→ **AIM OF THE TASK**:
List all lines of the data containing the word "chart".

→ **SUPPLIED MATERIAL**:
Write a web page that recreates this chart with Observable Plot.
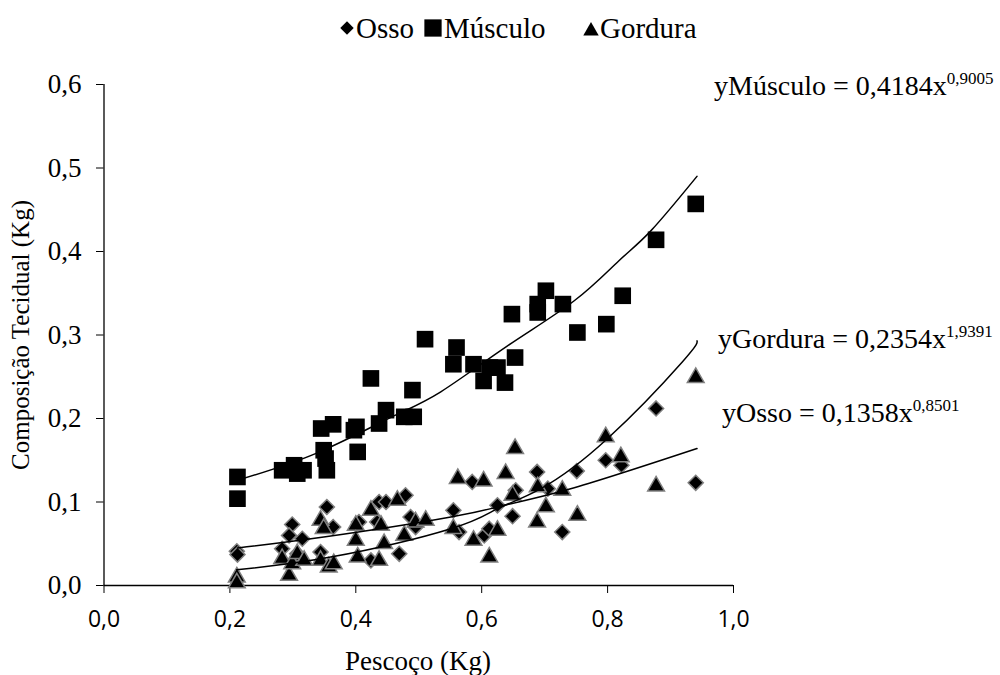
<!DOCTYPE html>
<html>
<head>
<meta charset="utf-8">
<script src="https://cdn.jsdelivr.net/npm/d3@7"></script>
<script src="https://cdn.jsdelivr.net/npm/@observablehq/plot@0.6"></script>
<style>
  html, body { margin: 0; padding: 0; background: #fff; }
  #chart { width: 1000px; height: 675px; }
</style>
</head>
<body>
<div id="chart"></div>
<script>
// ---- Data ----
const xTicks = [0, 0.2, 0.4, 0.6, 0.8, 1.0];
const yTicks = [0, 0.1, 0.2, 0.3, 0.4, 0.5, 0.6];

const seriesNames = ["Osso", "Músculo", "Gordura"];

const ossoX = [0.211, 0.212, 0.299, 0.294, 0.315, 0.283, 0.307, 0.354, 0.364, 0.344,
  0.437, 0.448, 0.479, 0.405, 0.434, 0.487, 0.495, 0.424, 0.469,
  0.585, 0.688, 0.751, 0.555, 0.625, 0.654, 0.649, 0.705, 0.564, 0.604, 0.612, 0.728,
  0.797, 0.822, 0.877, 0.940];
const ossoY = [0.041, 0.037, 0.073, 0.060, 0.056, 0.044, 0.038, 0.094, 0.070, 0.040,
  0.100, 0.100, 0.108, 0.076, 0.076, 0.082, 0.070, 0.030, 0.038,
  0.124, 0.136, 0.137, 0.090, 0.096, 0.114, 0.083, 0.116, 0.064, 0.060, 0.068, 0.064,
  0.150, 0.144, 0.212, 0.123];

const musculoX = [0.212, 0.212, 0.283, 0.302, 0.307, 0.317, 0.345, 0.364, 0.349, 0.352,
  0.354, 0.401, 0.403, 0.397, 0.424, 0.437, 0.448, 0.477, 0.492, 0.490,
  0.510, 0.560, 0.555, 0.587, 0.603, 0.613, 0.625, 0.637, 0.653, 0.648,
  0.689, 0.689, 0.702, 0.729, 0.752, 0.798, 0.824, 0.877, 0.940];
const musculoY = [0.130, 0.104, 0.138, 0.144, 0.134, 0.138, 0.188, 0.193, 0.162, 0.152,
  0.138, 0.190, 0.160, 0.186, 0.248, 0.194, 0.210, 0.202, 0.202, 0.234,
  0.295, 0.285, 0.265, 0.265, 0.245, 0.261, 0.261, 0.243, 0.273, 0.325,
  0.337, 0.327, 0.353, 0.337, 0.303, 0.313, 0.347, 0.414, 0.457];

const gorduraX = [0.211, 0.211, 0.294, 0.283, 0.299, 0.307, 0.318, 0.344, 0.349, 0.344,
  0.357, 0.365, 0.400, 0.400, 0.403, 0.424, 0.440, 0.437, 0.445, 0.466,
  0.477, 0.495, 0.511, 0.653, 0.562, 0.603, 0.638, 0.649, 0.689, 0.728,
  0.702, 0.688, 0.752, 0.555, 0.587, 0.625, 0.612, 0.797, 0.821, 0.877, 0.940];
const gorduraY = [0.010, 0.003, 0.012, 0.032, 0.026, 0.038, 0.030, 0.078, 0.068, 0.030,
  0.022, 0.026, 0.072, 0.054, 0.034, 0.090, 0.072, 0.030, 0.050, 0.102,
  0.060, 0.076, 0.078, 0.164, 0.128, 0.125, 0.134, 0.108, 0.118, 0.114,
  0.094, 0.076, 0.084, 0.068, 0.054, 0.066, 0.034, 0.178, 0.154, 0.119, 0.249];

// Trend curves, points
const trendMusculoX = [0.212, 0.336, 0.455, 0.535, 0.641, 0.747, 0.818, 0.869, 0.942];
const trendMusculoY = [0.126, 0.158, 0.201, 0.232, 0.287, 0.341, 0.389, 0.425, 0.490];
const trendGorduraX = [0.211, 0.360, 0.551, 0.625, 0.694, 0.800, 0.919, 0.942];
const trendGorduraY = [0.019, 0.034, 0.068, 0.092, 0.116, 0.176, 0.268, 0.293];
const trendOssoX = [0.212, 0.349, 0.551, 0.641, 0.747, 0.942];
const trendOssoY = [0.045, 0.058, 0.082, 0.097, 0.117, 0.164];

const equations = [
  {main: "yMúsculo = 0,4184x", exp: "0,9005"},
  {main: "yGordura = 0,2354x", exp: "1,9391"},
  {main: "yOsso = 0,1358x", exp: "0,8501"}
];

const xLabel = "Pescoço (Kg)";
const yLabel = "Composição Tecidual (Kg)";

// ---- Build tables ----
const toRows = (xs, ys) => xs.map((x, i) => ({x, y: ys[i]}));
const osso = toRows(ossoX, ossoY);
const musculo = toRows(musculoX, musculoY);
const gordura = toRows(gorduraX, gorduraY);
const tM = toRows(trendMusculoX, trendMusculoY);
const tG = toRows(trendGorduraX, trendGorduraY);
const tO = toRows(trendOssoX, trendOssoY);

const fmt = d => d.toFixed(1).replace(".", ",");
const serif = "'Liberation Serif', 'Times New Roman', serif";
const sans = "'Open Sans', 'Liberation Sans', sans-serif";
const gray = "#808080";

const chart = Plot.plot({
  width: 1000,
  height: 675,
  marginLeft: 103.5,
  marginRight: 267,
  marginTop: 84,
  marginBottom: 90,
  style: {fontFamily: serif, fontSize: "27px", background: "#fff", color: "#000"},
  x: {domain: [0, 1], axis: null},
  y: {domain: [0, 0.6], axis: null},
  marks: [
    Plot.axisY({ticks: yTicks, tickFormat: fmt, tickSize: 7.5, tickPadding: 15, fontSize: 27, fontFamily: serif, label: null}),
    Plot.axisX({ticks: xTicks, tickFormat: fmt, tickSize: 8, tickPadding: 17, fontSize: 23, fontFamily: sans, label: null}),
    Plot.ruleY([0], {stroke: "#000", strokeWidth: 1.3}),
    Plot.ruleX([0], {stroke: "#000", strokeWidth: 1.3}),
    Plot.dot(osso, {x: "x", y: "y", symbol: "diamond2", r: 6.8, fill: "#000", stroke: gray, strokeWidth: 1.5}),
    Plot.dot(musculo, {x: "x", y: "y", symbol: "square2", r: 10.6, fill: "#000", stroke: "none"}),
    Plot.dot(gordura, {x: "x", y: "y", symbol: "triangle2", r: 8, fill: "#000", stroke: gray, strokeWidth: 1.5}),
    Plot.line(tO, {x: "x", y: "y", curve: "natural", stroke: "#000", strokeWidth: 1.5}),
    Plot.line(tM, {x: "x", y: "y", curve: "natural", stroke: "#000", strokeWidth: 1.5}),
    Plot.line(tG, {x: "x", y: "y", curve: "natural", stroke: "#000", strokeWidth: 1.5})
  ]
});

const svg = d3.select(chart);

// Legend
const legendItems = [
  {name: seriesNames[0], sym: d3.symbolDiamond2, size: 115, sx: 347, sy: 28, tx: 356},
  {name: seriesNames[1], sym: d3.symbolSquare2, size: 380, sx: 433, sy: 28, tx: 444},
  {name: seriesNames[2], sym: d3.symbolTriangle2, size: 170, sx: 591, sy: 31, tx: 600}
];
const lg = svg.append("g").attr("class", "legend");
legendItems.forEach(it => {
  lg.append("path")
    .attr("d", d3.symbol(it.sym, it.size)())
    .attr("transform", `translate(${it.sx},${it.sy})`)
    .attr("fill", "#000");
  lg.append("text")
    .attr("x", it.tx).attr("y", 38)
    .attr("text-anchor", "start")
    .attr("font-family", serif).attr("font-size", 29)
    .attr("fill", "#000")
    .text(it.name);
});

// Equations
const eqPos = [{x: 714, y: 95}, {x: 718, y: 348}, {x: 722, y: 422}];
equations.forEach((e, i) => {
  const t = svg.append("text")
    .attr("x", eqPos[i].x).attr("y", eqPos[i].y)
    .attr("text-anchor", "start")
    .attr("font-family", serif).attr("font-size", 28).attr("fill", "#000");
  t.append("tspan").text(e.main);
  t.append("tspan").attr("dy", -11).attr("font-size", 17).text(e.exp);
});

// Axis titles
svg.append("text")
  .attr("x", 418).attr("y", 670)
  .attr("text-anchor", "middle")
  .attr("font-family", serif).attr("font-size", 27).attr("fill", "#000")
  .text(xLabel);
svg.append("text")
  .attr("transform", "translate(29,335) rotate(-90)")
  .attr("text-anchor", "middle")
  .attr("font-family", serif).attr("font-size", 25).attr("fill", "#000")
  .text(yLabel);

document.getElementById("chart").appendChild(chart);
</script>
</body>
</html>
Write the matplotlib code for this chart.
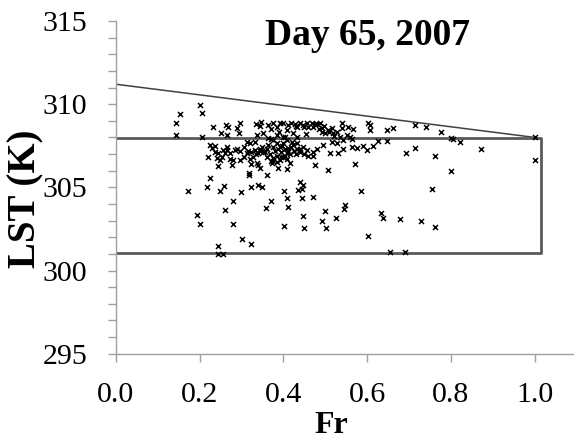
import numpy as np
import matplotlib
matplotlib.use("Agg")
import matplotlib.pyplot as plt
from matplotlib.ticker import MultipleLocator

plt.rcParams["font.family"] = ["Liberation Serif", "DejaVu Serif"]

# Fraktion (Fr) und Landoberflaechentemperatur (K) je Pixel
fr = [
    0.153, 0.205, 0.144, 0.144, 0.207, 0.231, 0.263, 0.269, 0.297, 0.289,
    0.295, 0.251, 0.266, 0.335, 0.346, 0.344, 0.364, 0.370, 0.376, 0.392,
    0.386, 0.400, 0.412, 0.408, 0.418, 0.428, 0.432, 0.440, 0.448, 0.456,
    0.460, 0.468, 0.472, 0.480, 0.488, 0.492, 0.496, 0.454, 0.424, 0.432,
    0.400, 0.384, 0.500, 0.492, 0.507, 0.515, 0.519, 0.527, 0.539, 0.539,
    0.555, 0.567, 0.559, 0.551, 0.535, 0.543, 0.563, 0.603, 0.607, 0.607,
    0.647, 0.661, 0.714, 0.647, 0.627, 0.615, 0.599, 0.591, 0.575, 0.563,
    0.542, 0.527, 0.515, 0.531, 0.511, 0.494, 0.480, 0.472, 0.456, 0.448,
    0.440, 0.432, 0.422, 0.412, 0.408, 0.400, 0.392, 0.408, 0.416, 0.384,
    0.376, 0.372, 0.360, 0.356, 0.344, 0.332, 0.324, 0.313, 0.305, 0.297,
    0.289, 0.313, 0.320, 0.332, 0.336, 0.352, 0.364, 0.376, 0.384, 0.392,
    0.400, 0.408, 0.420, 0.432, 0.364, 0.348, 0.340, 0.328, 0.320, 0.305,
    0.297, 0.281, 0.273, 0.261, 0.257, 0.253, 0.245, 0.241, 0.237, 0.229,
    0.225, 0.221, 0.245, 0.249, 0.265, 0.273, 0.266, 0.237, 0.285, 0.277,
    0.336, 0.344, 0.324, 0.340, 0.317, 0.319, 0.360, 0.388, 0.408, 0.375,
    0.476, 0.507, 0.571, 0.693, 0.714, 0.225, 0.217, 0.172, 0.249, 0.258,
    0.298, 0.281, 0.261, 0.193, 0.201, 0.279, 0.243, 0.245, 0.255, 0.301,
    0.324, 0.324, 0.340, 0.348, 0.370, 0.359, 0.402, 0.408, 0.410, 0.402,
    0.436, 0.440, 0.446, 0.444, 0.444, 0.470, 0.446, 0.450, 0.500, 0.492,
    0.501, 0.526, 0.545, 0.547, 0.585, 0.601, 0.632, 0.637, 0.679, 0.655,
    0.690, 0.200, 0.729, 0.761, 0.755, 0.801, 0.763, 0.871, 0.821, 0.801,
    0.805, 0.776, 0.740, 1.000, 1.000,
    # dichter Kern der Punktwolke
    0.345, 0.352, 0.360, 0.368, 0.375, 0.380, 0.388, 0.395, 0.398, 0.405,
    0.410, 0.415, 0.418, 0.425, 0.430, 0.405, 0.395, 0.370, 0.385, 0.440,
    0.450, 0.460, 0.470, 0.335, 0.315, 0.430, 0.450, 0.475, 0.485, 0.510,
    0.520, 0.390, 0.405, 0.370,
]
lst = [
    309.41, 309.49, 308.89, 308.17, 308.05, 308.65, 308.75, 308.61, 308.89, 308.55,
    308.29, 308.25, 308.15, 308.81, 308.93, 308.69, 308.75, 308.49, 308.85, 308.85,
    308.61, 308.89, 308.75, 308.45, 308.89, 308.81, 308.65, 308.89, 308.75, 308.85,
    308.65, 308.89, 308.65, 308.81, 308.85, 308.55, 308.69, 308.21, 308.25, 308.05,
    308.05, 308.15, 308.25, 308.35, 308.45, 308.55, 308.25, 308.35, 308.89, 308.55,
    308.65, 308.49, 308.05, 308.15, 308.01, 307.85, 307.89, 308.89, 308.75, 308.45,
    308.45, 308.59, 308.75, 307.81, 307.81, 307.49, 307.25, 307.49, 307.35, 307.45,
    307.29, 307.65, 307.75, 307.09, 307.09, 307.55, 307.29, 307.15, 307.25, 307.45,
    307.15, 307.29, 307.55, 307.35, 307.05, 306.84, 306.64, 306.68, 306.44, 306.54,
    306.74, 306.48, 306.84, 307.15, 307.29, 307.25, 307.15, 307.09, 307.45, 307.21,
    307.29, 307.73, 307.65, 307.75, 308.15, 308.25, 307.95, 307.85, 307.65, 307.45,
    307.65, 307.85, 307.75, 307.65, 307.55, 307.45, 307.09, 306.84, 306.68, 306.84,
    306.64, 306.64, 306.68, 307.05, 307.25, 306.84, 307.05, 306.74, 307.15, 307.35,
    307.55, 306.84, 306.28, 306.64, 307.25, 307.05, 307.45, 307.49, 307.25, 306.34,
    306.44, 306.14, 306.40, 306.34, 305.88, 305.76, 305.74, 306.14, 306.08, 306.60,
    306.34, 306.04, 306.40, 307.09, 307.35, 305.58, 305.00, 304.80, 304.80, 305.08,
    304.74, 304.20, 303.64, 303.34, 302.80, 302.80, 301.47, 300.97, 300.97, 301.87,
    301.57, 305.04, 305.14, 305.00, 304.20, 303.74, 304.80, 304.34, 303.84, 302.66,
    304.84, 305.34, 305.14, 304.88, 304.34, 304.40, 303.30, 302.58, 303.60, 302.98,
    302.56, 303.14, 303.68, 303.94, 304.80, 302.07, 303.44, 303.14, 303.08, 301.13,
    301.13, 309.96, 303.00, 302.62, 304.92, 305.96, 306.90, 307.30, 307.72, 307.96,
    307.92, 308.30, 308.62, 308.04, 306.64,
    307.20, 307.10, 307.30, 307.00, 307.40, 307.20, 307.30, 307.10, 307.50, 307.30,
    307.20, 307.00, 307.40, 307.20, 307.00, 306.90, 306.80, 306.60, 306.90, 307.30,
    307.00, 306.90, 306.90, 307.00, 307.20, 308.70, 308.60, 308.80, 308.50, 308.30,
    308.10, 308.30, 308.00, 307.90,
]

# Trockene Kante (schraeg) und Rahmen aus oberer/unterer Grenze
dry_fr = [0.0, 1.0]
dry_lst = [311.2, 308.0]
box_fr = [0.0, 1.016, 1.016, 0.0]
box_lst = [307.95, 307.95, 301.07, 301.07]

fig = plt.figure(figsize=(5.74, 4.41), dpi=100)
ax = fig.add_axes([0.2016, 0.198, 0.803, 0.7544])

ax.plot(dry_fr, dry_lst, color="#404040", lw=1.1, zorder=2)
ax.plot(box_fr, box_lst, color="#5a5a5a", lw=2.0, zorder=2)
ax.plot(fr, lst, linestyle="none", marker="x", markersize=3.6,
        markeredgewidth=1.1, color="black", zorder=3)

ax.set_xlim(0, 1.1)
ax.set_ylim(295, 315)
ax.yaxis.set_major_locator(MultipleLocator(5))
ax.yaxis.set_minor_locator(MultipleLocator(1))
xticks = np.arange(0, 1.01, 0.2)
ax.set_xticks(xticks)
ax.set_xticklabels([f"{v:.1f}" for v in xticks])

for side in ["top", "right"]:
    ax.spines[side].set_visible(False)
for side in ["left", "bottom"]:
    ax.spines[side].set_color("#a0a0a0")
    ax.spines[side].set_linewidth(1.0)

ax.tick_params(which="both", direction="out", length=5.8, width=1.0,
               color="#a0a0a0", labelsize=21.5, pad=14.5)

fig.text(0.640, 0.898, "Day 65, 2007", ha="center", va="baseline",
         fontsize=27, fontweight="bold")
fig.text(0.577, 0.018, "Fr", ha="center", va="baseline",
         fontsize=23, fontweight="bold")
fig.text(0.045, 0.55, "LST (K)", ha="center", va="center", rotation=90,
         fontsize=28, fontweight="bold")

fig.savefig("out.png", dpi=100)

→ **FULL SOLUTION**:
Write a web page that recreates this chart with Observable Plot.
  #chart { width: 1000px; height: 675px; }
<div id="chart"></div>
const chart = Plot.plot({
const svg = d3.select(chart);
document.getElementById("chart").appendChild(chart);
Write the matplotlib code for this chart.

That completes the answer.